Naomi Klein in her 2007 book The Shock Doctrine described how right-wing ideologues in control of lending institutions and governments took advantage of crises to enact policies that people never would accept in normal times – wage cuts, curtailment of public services, curtailment of worker and consumer protection and the sale of public assets.

This fits what Gov. Scott Walker is attempting in Wisconsin and other Republican governors are trying in their own states.  Here is a quote from Walker’s budget bill, the same bill that curtails the rights of public employee unions.
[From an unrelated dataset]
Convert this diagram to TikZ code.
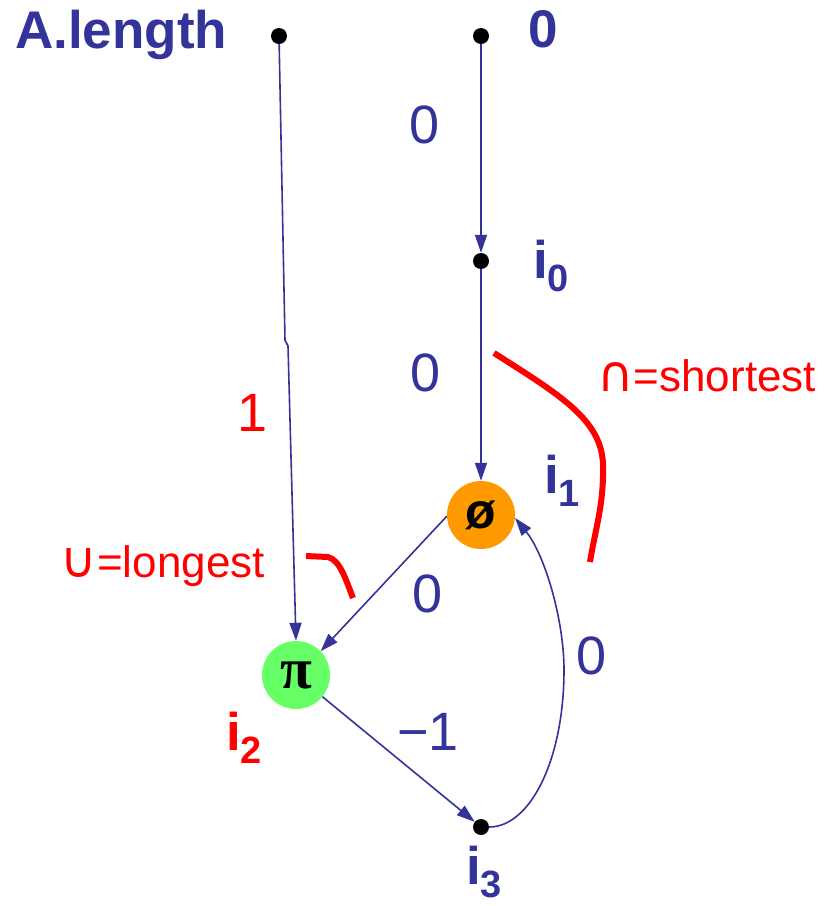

“Notwithstanding ss. 13.48 (14) (am) and 16.705 (1), the department may sell any state-owned heating, cooling, and power plant or may contract with a private entity for the operation of any such plant, with or without solicitation of bids, for any amount that the department determines to be in the best interest of the state. Notwithstanding ss. 196.49 and 196.80, no approval or certification of the public service commission is necessary for a public utility to purchase, or contract for the operation of, such a plant, and any such purchase is considered to be in the public interest and to comply with the criteria for certification of a project under s. 196.49 (3) (b).”

As I read it, the language of the bill gives Walker the power to sell off Wisconsin public assets at bargain prices to cronies or campaign contributors at next to nothing.  This is not conservatism, libertarianism nor laissez-faire capitalism in the historic meanings of those words. As Naomi Klein says, the proper name for this is corporatism.